Yeah, or you could articulate it by coming up with a better definition than "art is expression." A better definition also allows you to throw out nonsense like 4'33" that just expresses "I'm really pretentious, but also I don't want to have to put in the work of actually writing a score."
Even if that IS the expression, it's still an expression, isn't it? How is Cage's "pretentions", which actually make you think, any better than another very pretentious artist (that I know you love), Chris Martin? I'm not digging on Coldplay - I like them very much and have all their albums, including all the b-sides up to and including those for "X&Y" - but "pretentious wanker" is subjective, and therefore doesn't qualify in any way in determining whether we're talking about art or not.
Almost all of this paragraph is actually quite a good description of what makes some music good and some not. Why throw in that first sentence which contradicts the whole thing?

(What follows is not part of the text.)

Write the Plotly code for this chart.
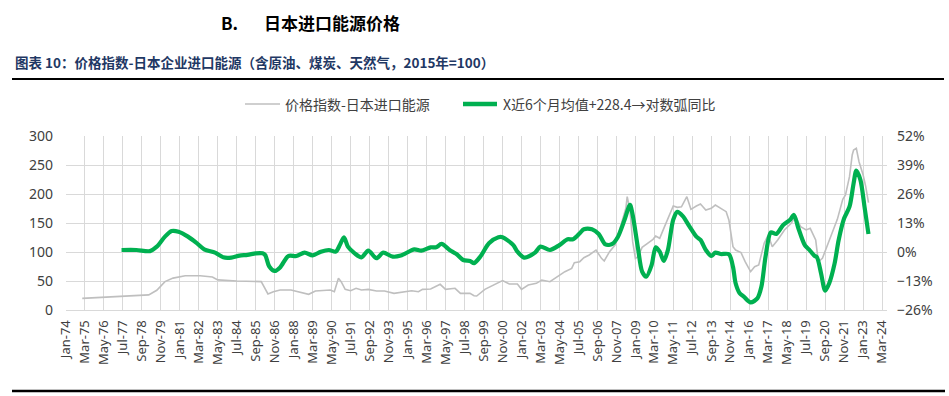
import plotly.graph_objects as go
from datetime import datetime

# ---------------- data ----------------
TICK_LABELS = ["Jan-74", "Mar-75", "May-76", "Jul-77", "Sep-78", "Nov-79", "Jan-81", "Mar-82",
               "May-83", "Jul-84", "Sep-85", "Nov-86", "Jan-88", "Mar-89", "May-90", "Jul-91",
               "Sep-92", "Nov-93", "Jan-95", "Mar-96", "May-97", "Jul-98", "Sep-99", "Nov-00",
               "Jan-02", "Mar-03", "May-04", "Jul-05", "Sep-06", "Nov-07", "Jan-09", "Mar-10",
               "May-11", "Jul-12", "Sep-13", "Nov-14", "Jan-16", "Mar-17", "May-18", "Jul-19",
               "Sep-20", "Nov-21", "Jan-23", "Mar-24"]

PRICE_DATES = ["1975-01", "1976-06", "1979-02", "1979-08", "1980-02", "1980-08", "1981-05", "1982-04",
               "1983-01", "1983-05", "1984-07", "1986-01", "1986-04", "1986-06", "1986-10", "1987-03",
               "1987-11", "1988-05", "1988-12", "1989-05", "1989-12", "1990-04", "1990-07", "1990-10",
               "1990-12", "1991-03", "1991-07", "1991-11", "1992-03", "1992-08", "1993-02", "1993-08",
               "1994-03", "1994-08", "1995-04", "1995-09", "1995-12", "1996-06", "1997-01", "1997-05",
               "1997-12", "1998-04", "1998-11", "1999-02", "1999-04", "1999-10", "2000-04", "2000-11",
               "2001-04", "2001-10", "2002-01", "2002-06", "2002-12", "2003-04", "2003-10", "2004-04",
               "2004-09", "2005-02", "2005-04", "2005-08", "2005-11", "2006-03", "2006-08", "2006-12",
               "2007-02", "2007-06", "2007-10", "2008-02", "2008-06", "2008-07", "2008-09", "2008-11",
               "2009-01", "2009-03", "2009-06", "2009-10", "2010-02", "2010-04", "2010-07", "2010-10",
               "2011-02", "2011-05", "2011-08", "2011-11", "2012-03", "2012-06", "2012-10", "2013-01",
               "2013-05", "2013-09", "2013-12", "2014-04", "2014-08", "2014-10", "2015-01", "2015-03",
               "2015-07", "2015-10", "2016-02", "2016-05", "2016-08", "2016-12", "2017-03", "2017-06",
               "2017-10", "2018-03", "2018-08", "2018-11", "2019-03", "2019-07", "2019-10", "2020-02",
               "2020-04", "2020-07", "2020-11", "2021-02", "2021-06", "2021-10", "2021-12", "2022-03",
               "2022-05", "2022-06", "2022-08", "2022-10", "2023-01", "2023-03", "2023-05"]
PRICE_VALUES = [20, 22, 26, 34, 49, 55, 59, 59,
                57, 52, 50, 49, 35, 27.6, 31.6, 34.5,
                34.5, 31.6, 27, 32.8, 33.3, 34.5, 31.6, 54.6,
                48.8, 35.6, 33.3, 37.4, 34.5, 35.6, 32.8, 32.8,
                28.7, 30.5, 33.3, 31.6, 35.6, 36.2, 44.3, 35.6,
                37.4, 28.7, 28.7, 24.7, 24.1, 35.6, 43.1, 50.6,
                44.8, 44.8, 35.6, 43.1, 46, 51.7, 48.8, 57.5,
                66.1, 71.8, 81.6, 83.3, 90.2, 94.8, 103.4, 89.1,
                84.5, 100.6, 112, 143.7, 175.3, 195.4, 172.4, 117.8,
                89.1, 92, 108, 115, 121.8, 127.6, 123.6, 140.8,
                163.8, 179.3, 177, 178, 195.4, 173.6, 179.3, 182.8,
                172.4, 175.3, 181, 175.3, 169.5, 155.2, 109.2, 103.4,
                98.9, 83.3, 66.1, 74.7, 77.6, 115, 129.3, 109.2,
                120.7, 138, 149.4, 161, 143.7, 138, 140.8, 120.7,
                83.3, 89.1, 112, 132.2, 156.3, 190.8, 198.3, 229.9,
                267.2, 275.9, 278.7, 255.7, 232.8, 212.6, 185]

YOY_DATES = ["1977-06", "1978-05", "1979-03", "1979-08", "1980-02", "1980-07", "1980-12", "1981-07",
             "1982-01", "1982-07", "1983-03", "1983-09", "1984-03", "1984-09", "1985-03", "1985-09",
             "1986-02", "1986-04", "1986-07", "1986-11", "1987-03", "1987-09", "1988-03", "1988-09",
             "1989-03", "1989-09", "1990-03", "1990-08", "1990-11", "1991-02", "1991-05", "1991-10",
             "1992-03", "1992-08", "1993-02", "1993-07", "1994-02", "1994-08", "1995-06", "1995-11",
             "1996-06", "1996-10", "1997-02", "1997-08", "1998-01", "1998-06", "1998-11", "1999-02",
             "1999-07", "2000-01", "2000-08", "2000-11", "2001-07", "2001-10", "2002-03", "2002-11",
             "2003-03", "2003-10", "2004-05", "2004-11", "2005-03", "2005-08", "2005-11", "2006-05",
             "2006-10", "2007-03", "2007-08", "2007-12", "2008-05", "2008-09", "2008-11", "2009-03",
             "2009-06", "2009-09", "2010-01", "2010-04", "2010-07", "2010-10", "2011-01", "2011-05",
             "2011-08", "2011-12", "2012-05", "2012-10", "2013-01", "2013-05", "2013-09", "2013-12",
             "2014-04", "2014-10", "2015-01", "2015-03", "2015-06", "2015-09", "2016-02", "2016-07",
             "2016-10", "2017-01", "2017-05", "2017-09", "2018-02", "2018-07", "2018-10", "2019-01",
             "2019-06", "2019-09", "2020-01", "2020-03", "2020-06", "2020-09", "2020-12", "2021-04",
             "2021-07", "2021-11", "2022-03", "2022-06", "2022-08", "2022-11", "2023-02", "2023-05"]
YOY_VALUES = [0.9, 0.9, 0.4, 2.4, 6.9, 9.4, 9.1, 6.9,
              4.2, 1.2, -0.3, -2.4, -2.5, -1.6, -1.3, -0.6,
              -0.6, -1.4, -6.5, -8.5, -6.9, -1.8, -1.8, -0.3,
              -1.5, 0.15, 0.9, 0.15, 3.1, 6.6, 2.4, -0.6,
              -2.4, 0.6, -2.8, -0.3, -2.1, -1.6, 1.2, 0.6,
              2.1, 2.1, 3.6, 0.9, -0.9, -3.6, -4.0, -5.0,
              -1.8, 3.9, 6.6, 6.6, 3.1, 0.15, -2.5, -0.3,
              2.4, 0.9, 3.1, 5.7, 5.7, 8.4, 10.2, 10.2,
              8.1, 3.4, 3.6, 6.6, 14.3, 21.1, 16.6, 1.6,
              -8.8, -11.1, -5.8, 2.1, 0.15, -4.0, 0.9, 14.5,
              18.0, 16.1, 11.4, 6.9, 5.4, 0.9, -1.8, -0.3,
              -0.9, -1.0, -6.6, -14.0, -18.5, -20.0, -22.6, -20.8,
              -15.5, -2.1, 8.8, 8.1, 12.1, 14.3, 16.6, 11.1,
              3.1, 1.2, -1.6, -2.4, -9.6, -17.3, -14.0, -5.1,
              5.4, 15.1, 20.3, 30.8, 36.5, 32.3, 20.3, 8.1]

PRICE_NAME = "价格指数-日本进口能源"
YOY_NAME = "X近6个月均值+228.4→对数弧同比"
GRAY = "#BFBFBF"
GREEN = "#00B050"

# ---------------- figure ----------------
TICK_DATES = [datetime.strptime(t, "%b-%y") for t in TICK_LABELS]
FONT = "Noto Sans, Noto Sans CJK SC, sans-serif"
CJK = "Noto Sans CJK SC, Noto Sans, sans-serif"

fig = go.Figure()
fig.add_trace(go.Scatter(
    x=PRICE_DATES, y=PRICE_VALUES, name=PRICE_NAME, showlegend=False,
    mode="lines", line=dict(color=GRAY, width=1.6), yaxis="y"))
fig.add_trace(go.Scatter(
    x=YOY_DATES, y=YOY_VALUES, name=YOY_NAME, showlegend=False,
    mode="lines", line=dict(color=GREEN, width=4.2, shape="spline", smoothing=0.8),
    yaxis="y2"))

L, R, T, B = 66, 62, 136, 86
PW, PH = 949 - L - R, 396 - T - B


def px_x(x):
    return (x - L) / PW


def px_y(y):
    return (396 - B - y) / PH


def ann(text, x, y, size, color, family=CJK, anchor="left"):
    return dict(text=text, xref="paper", yref="paper", x=px_x(x), y=px_y(y),
                xanchor=anchor, yanchor="middle", showarrow=False,
                font=dict(family=family, size=size, color=color))


def hline(x0, x1, y, color, width):
    return dict(type="line", xref="paper", yref="paper", x0=px_x(x0), x1=px_x(x1),
                y0=px_y(y), y1=px_y(y), line=dict(color=color, width=width))


fig.update_layout(
    width=949, height=396,
    margin=dict(l=L, r=R, t=T, b=B, autoexpand=False),
    paper_bgcolor="white", plot_bgcolor="white",
    font=dict(family=FONT, color="#404040", size=13),
    showlegend=False,
    xaxis=dict(type="date", range=["1974-01-01", "2024-06-20"],
               tickmode="array", tickvals=TICK_DATES, ticktext=TICK_LABELS,
               tickangle=-90, tickfont=dict(size=13, color="#404040"),
               showgrid=True, gridcolor="#D9D9D9", gridwidth=1,
               showline=True, linecolor="#D9D9D9", linewidth=1,
               ticks="", zeroline=False, ticklabelstandoff=4),
    yaxis=dict(range=[0, 300], dtick=50, tick0=0, showgrid=True, gridcolor="#D9D9D9",
               gridwidth=1, zeroline=False, showline=False, ticks="",
               tickfont=dict(size=14, color="#404040"), ticklabelstandoff=12),
    yaxis2=dict(range=[-26, 52], dtick=13, tick0=-26, overlaying="y", side="right",
                showgrid=False, zeroline=False, showline=False, ticks="", ticksuffix="%",
                tickfont=dict(size=14, color="#404040"), ticklabelstandoff=9),
    annotations=[
        ann("<b>B.</b>", 219, 22, 17, "#000000"),
        ann("<b>日本进口能源价格</b>", 262, 22, 17, "#000000"),
        ann("<b>图表 10：价格指数-日本企业进口能源（含原油、煤炭、天然气，2015年=100）</b>",
            13, 62, 13.5, "#1F3864"),
        ann(PRICE_NAME, 283, 104, 14, "#404040"),
        ann(YOY_NAME, 501, 104, 14, "#404040"),
    ],
    shapes=[
        hline(12, 944, 79, "#000000", 2),
        hline(12, 945, 391, "#000000", 2.5),
        hline(245, 280, 104, GRAY, 1.6),
        hline(463, 497, 104, GREEN, 4.5),
    ],
)

fig.write_html("out.html", config={"displayModeBar": False},
               post_script="document.body.style.margin='0px';")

Not sure at all how it conflicts. It's the PREMISE for all that comes after.
A refrigerator is art. This is the kind of absurd conclusion that you've demonstrated you're fine with. The fact that you get to such a bizarre conclusion doesn't seem to suggest to you at all that some of your premises may need checking. Well, I'm not fine with such an absurd conclusion.
Well, you're over simplifying to the point of absurdity. I didn't at all say "a refrigerator is art" as a blanket statement. It is subject to context.
This debate matters, and here's why. When you throw out all standards in art and make it entirely about the artist's intent, you've ruined art. You've certainly attacked great art. Because when you say that random paint splatter is no worse than the Mona Lisa, that degrades the Mona Lisa to the same status as the paint splatter. The whole trend of artistic subjectivism is probably why fewer people appreciate the truly great historical works of art today—because they have been equated with miserable works that are not great. If Jackson Pollock's splatter is considered a "great work of art," but nobody can make heads or tails of it at all, most people won't even bother looking at "other great works of art" that are actually great.
I'm glad you wrote that, because I think it illuminates the disconnect. You are missing a key step. The Mona Lisa is not "better" because it just
is, or because there is some universal standard. It is only "better" in the context of some stated standard that has to be declared by the person making that assessment. There are thousands of BOOKS (not just words) written on what makes the "Mona Lisa" great. We're not going to pinpoint why here, but we can say that it will be based on some stated standard specific to that analysis and not some universal standard that everyone agrees with. And I am unequivocally right here, because of the latter half of your paragraph; you disparage Jackson Pollock as "paint splatter", and yet he IS considered one of the greats of the art world, was a rock star of sorts during his life. Recently (the last ten years or so) it's come out that his stuff ISN'T "random paint splatters" and whether you buy in that he meant it, researchers can tell using fractal analysis - with an almost 95% success rate - between a true "Pollock" and someone looking to imitate him.